Ok, so I am completely new to this. I had a homer pay me a visit for a week or so, and I haven't stopped thinking about him. So here I am. Now thinking about a loft. I will have lots of questions, and I hope that i dont annoy you all. I have tried reading and reading, but most loft designs are for the hard core pigeon breeders, where I am just looking at possibly having a few that I can let fly for a couple hours a day, just to become my little buddies in the back yard.

First off, I live in a small town in southern Ontario. I live in a new subdivision and have a decent backyard with a 12x10 shed. Behind the shed I have 6' tapering off to 3' over a 12' span. Now before I start designing my loft, here is my first real question. 

Should I build a stand alone small loft, or should i build in utilizing part of the shed. I cannot have the entire shed for the birds, but i can use say 4x4 in the corner and have the outdoor "cage" area cut into the back. Does this make sense? Like i walk into my shed, and i can clean have a corner where i open and clean, but they also have the area outside that is caged?

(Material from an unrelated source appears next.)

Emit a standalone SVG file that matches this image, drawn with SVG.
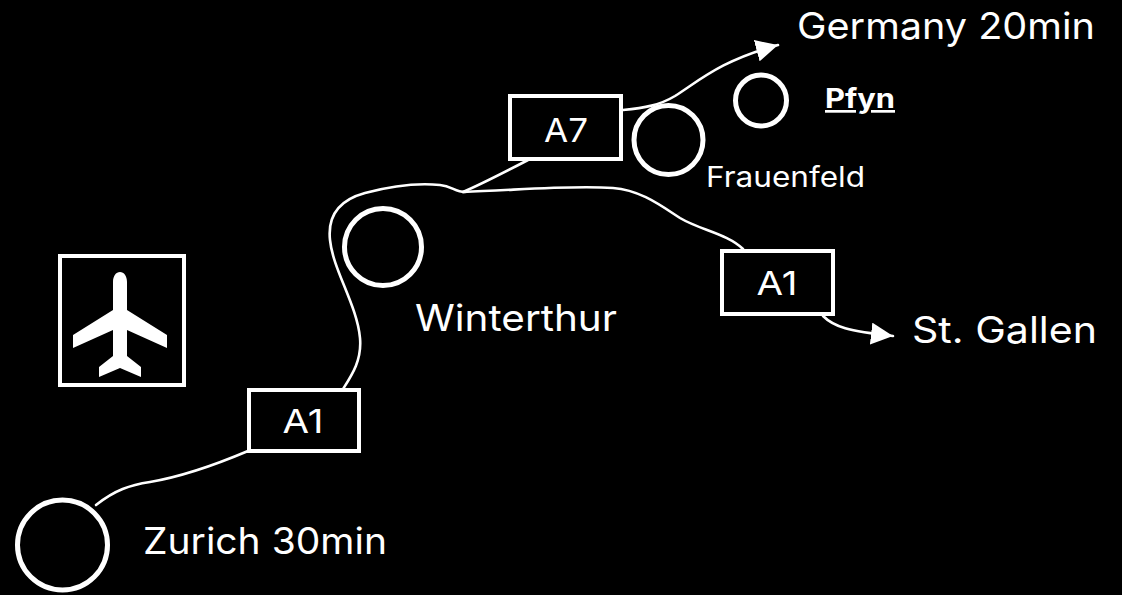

just looking for thoughts here...

mike


----------



## Woodnative (Jul 4, 2010)

What is going to be in the shed?? If you are storing a lawnmower (with gas) and lawn and cleaning chemicals and fertilizers I would say it is a bad idea. Likewise is it convenent to walk through the shed to the pigeon area? For those reasons you may be better with a stand alone type loft. They are wonderful birds and welcome to the hobby!!!


----------



## JasoninMN (Nov 5, 2005)

First make sure you can have pigeons where you live.


----------



## Msfreebird (Sep 23, 2007)

Welcome to the world of pigeons Mike!
What about something like this.............

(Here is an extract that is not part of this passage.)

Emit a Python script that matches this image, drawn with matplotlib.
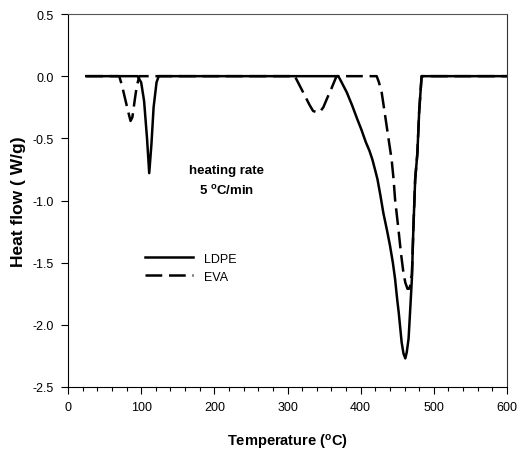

I built this in one day when I moved and needed a temporary space for my fantails. It's connected to the side of one of my storage sheds. In the winter, I covered it with heavy gauge plastic to keep the wind out.
Their right.......1st check to see if pigeons are allowed where you live, and fumes inside a garage/shed are not good for the birds. They have sensitive respiratory systems.


----------



## Rafael/PR (Sep 8, 2008)

A STAND ALONE, BUT MAKE SURE YOU BUILD ONE THAT WONT LET ANY DRAF IN . IT COULD GET MIGHTY COLD Ontario. SO THICK WOOD ITS A MUST FOR THE WINTER AND AWAY FROM THE WINTER WINDS. A 4 BY 4 IS FINE FOR AT LEASE TWO PAIRS, BUT WATCH ONCE THEY START BREEDING YOU WILL NEED THAT SHEDS,LOL, OYEA WELCOME TO PT TALK!!


----------



## pigeon whisperer (Nov 16, 2013)

hey mike how are you...i too live in southern ontario..not sure when you posted this but if you need a hand let me know or ideas..i am a third year carpenter as well my new freind jim just outside wheatly taught me alot hes been doing this for 45 years...so he s been there done that when it comes to coops...i also have a stand alone but built it on a small trailer so i can take it out of the shop in spring time and put it anywhere in the yard..saw the idea when googled pigeon coop designs..but the guy had handeles and wheels like a wheelbarrow...took that idea..had a trailer..4 by 8 and put the coop on top..it was too heavy for anything else..barn board and 2 by 4's...make sure you can catch the birds though ..i have four doors to acess them...there smart..


----------